Все эти различения в производстве следа могут быть перетолкованы как моменты различания. Согласно мотиву, который и дальше не перестанет управлять фрейдовской мыслью, это движение описывается как усилие жизни, защищающей саму себя, откладывая па потом опасную нагрузку, то есть образуя запас (Vorrat). Угрожающая трата, угрожающее присутствие откладываются с помощью торения или повторения. Разве это уже не тот обходной путь (Aufschub), которым с реальностью устанавливается отношение удовольствия («Jenseits», цит. выше)? Разве это уже не смерть в основании жизни, способной защититься от смерти только ее экономикой — различанием, повторением, запасанием? Ведь повторение не добавляется к первому впечатлению, не привносится извне, его возможность уже здесь — в сопротивлении, оказанном в первый раз психическими нейронами. Даже сопротивление невозможно, если изначально не продолжается и не повторяется противоборство сил. Загадочной становится сама идея первого раза. То, что мы пытаемся здесь выразить, по-видимому, не вступает чуть дальше в противоречие со словами самого Фрейда: «...торение, возможно, есть результат разового (einmaliger) прохождения какого-то большого количества». Даже не предполагая, что это утверждение постепенно подводит к проблеме филогенеза и наследственных торений, все же можно утверждать, что повторение началось, стоило первый раз установить контакт между двумя силами. Жизни уже угрожает исток памяти, которая ее основывает, и торение, которому она противится, взлом, сдержать который она может только его повторяя. Торение ломает — вот почему в «Наброске» Фрейд признает привилегию боли. В каком-то смысле не может быть торения без боли в начале, и «в русле боли остаются особенно богатые торения». Но сверх какого-то количества боль, этот угрожающий исток психики, нужно, как и смерть, отложить, иначе она может «расстроить» психическую «организацию». Несмотря на загадочность «первого раза» и изначаль-
ного повторения (прежде, конечно же, всякого разграничения между «нормальным» и «патологическим» повторением), важно, что Фрейд приписывает всю эту работу первичной функции и исключает всякую возможность ее производности. Отнесемся с вниманием к этой непроизводности, даже если она лишь усугубляет трудность понятия «первичности» и вневременности первичного процесса, и пусть даже трудность эта в дальнейшем должна будет беспрестанно сгущаться. «Здесь почти невольно вспоминается остающееся в силе, несмотря на все видоизменения, изначальное стремление системы нейронов, избежать перегруженности количеством (??), или уменьшить ее насколько возможно. Под давлением жизненных требований нейронная система была вынуждена приберечь некоторый запас количества. Для этого ей потребовалось увеличить число своих нейронов, и последние должны были быть непроницаемыми. Теперь она по крайней мере отчасти, избегает заполнения, загрузки количеством (??), устанавливая торения. Отсюда видно, что торения служат первичной функции».
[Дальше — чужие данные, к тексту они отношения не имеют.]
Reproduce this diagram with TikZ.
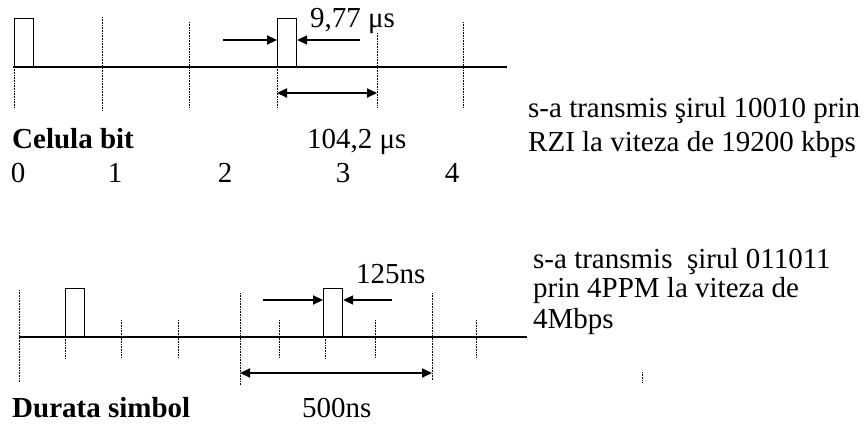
\documentclass[tikz,border=0pt]{standalone}
\usepackage{fontspec}
\setmainfont{Liberation Serif}
\usetikzlibrary{arrows.meta}
\begin{document}
\begin{tikzpicture}[x=1pt,y=-1pt,
  txt/.style={inner sep=0pt,anchor=base west,font=\fontsize{29}{34}\selectfont},
  btxt/.style={txt,font=\fontsize{29}{34}\selectfont\bfseries},
  axis/.style={line width=1.4pt},
  tick/.style={line width=1pt,dash pattern=on 1pt off 0.6pt},
  pulse/.style={draw,line width=1.2pt,inner sep=0pt,minimum width=19pt,minimum height=48pt,anchor=south west},
  arr/.style={line width=2pt,-{Triangle[length=10pt,width=9pt]}},
  darr/.style={line width=2pt,{Triangle[length=10pt,width=9pt]}-{Triangle[length=10pt,width=9pt]}}]
\useasboundingbox (0,0) rectangle (867,424);
% ---- top diagram (RZI)
\draw[axis] (13,67) -- (507,67);
\draw[tick] (14,67) -- (14,108);
\draw[tick] (102,17) -- (102,110);
\draw[tick] (189,22) -- (189,108);
\draw[tick] (277,67) -- (277,108);
\draw[tick] (377,33) -- (377,108);
\draw[tick] (463,22) -- (463,108);
\node[pulse] (p1) at (14,67) {};
\node[pulse] (p2) at (277,67) {};
\coordinate (la) at (223,40);
\coordinate (ra) at (360,40);
\draw[arr] (la) -- (la -| p2.west);
\draw[arr] (ra) -- (ra -| p2.east);
\coordinate (d1) at (277,93);
\coordinate (d2) at (377,93);
\draw[darr] (d1) -- (d2);
\node[txt] (w1) at (310,27) {9,77 μs};
\node[btxt] (cb) at (12,148) {Celula bit};
\node[txt] (bw) at (307,148) {104,2 μs};
\node[txt,anchor=base] (n0) at (18,182) {0};
\node[txt,anchor=base] (n1) at (115,182) {1};
\node[txt,anchor=base] (n2) at (225,182) {2};
\node[txt,anchor=base] (n3) at (343,182) {3};
\node[txt,anchor=base] (n4) at (452,182) {4};
\node[txt] (r1) at (528,117) {s-a transmis şirul 10010 prin};
\node[txt] (r2) at (528,151) {RZI la viteza de 19200 kbps};
% ---- bottom diagram (4PPM)
\draw[axis] (19,337) -- (527,337);
\draw[tick] (19,290) -- (19,382);
\draw[tick] (65,337) -- (65,358);
\draw[tick] (121,320) -- (121,358);
\draw[tick] (178,320) -- (178,358);
\draw[tick] (240,293) -- (240,385);
\draw[tick] (279,320) -- (279,358);
\draw[tick] (325,337) -- (325,358);
\draw[tick] (375,320) -- (375,358);
\draw[tick] (432,293) -- (432,380);
\draw[tick] (476,320) -- (476,358);
\draw[tick] (642,372) -- (642,383);
\node[pulse] (q1) at (65,337) {};
\node[pulse] (q2) at (323,337) {};
\coordinate (lb) at (263,300);
\coordinate (rb) at (392,300);
\draw[arr] (lb) -- (lb -| q2.west);
\draw[arr] (rb) -- (rb -| q2.east);
\coordinate (e1) at (240,373);
\coordinate (e2) at (432,373);
\draw[darr] (e1) -- (e2);
\node[txt] (w2) at (356,283) {125ns};
\node[btxt] (ds) at (12,417) {Durata simbol};
\node[txt] (sw) at (302,417) {500ns};
\node[txt] (s1) at (533,268) {s-a transmis\ \ şirul 011011};
\node[txt] (s2) at (533,297) {prin 4PPM la viteza de};
\node[txt] (s3) at (533,328) {4Mbps};
\end{tikzpicture}
\end{document}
Несомненно, жизнь защищается повторением, следом, различанием. Но подобная формулировка требует осторожности: нет изначально наличной жизни, которая бы потом принялась защищаться, откладываться, запасать себя в различании. Последнее составляет сущность жизни. Точнее, поскольку различание не сущность, не что-либо, оно не есть жизнь, коль скоро бытие определяется как усия, присутствие, сущность/существование, субстанция или субъект. Прежде чем определять бытие как присутствие, необходимо помыслить жизнь как след. Это единственное условие, при котором можно сказать, что жизнь есть смерть, что повторение и потусторонье принципа удовольствия изначальны и соприродны тому, что они преступают. Написав в «Наброске», что «торения служат первичной функции», Фрейд предвосхитил наше удивление от «По ту сторону принципа удовольствия». Он воздает должное двойной необходимости: признать различание в самом истоке и одновременно зачеркнуть понятие первичности — так что нас уже не удивит «Traumdeutung», где в параграфе о «запаздывании» ( Verspatung) вторичного процесса, первичность определяется как «теоретическая функция». Задержка — вот что, оказывается, изначально*.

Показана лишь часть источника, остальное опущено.